James Wood

Personal information
- Full name: James Robert Wood
- Born: 8 September 1985 (age 41) Cape Town, Cape Province, South Africa
- Batting: Right-handed
- Role: Wicket-keeper

Domestic team information
- 2005–2007: Durham UCCE

Career statistics
| Competition | First-class |
| Matches | 6 |
| Runs scored | 170 |
| Batting average | 15.45 |
| 100s/50s | –/– |
| Top score | 31 |
| Balls bowled | – |
| Wickets | – |
| Bowling average | – |
| 5 wickets in innings | – |
| 10 wickets in match | – |
| Best bowling | – |
| Catches/stumpings | 2/1 |
- Source: Cricinfo, 20 August 2011

= James Wood (South African cricketer) =

South African cricketer

James Robert Wood (born 8 September 1985) is a South African cricketer. Wood is a right-handed batsman who fields as a wicket-keeper. He was born in Cape Town, Cape Province.

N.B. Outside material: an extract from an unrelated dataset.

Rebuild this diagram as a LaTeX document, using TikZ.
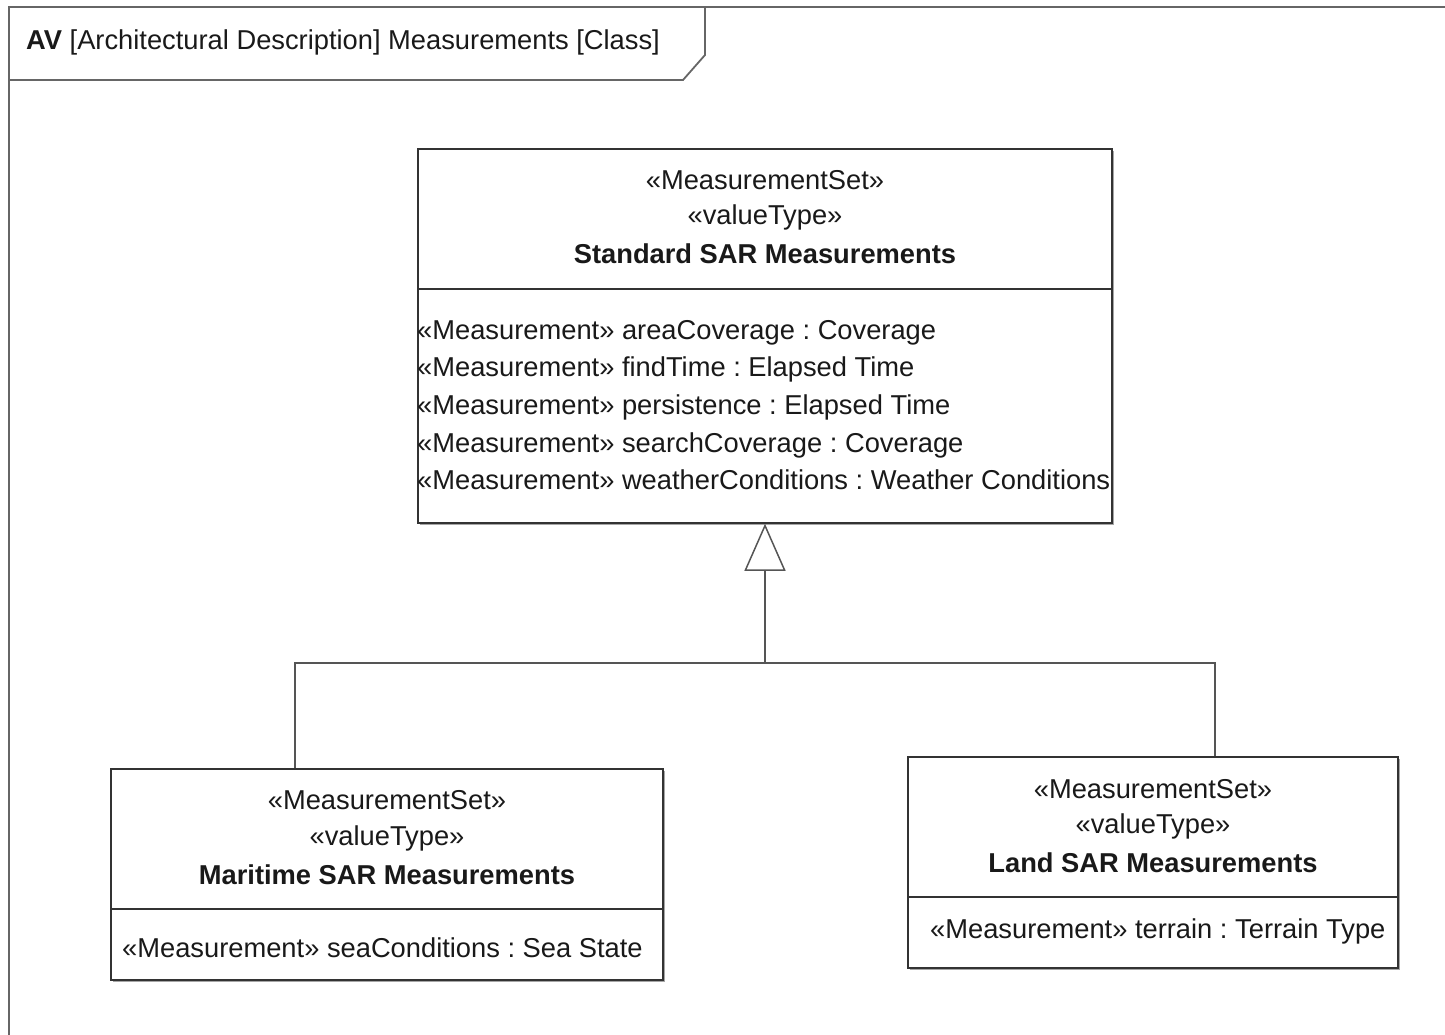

While studying for his degree at Durham University, Wood made his first-class debut for Durham UCCE against Durham in 2005. He made five further first-class appearances for the university, the last of which came against Lancashire in 2007. In his six first-class matches, he scored 170 runs at an average of 15.45, with a high score of 31. Behind the stumps he took 2 catches and made a single stumping.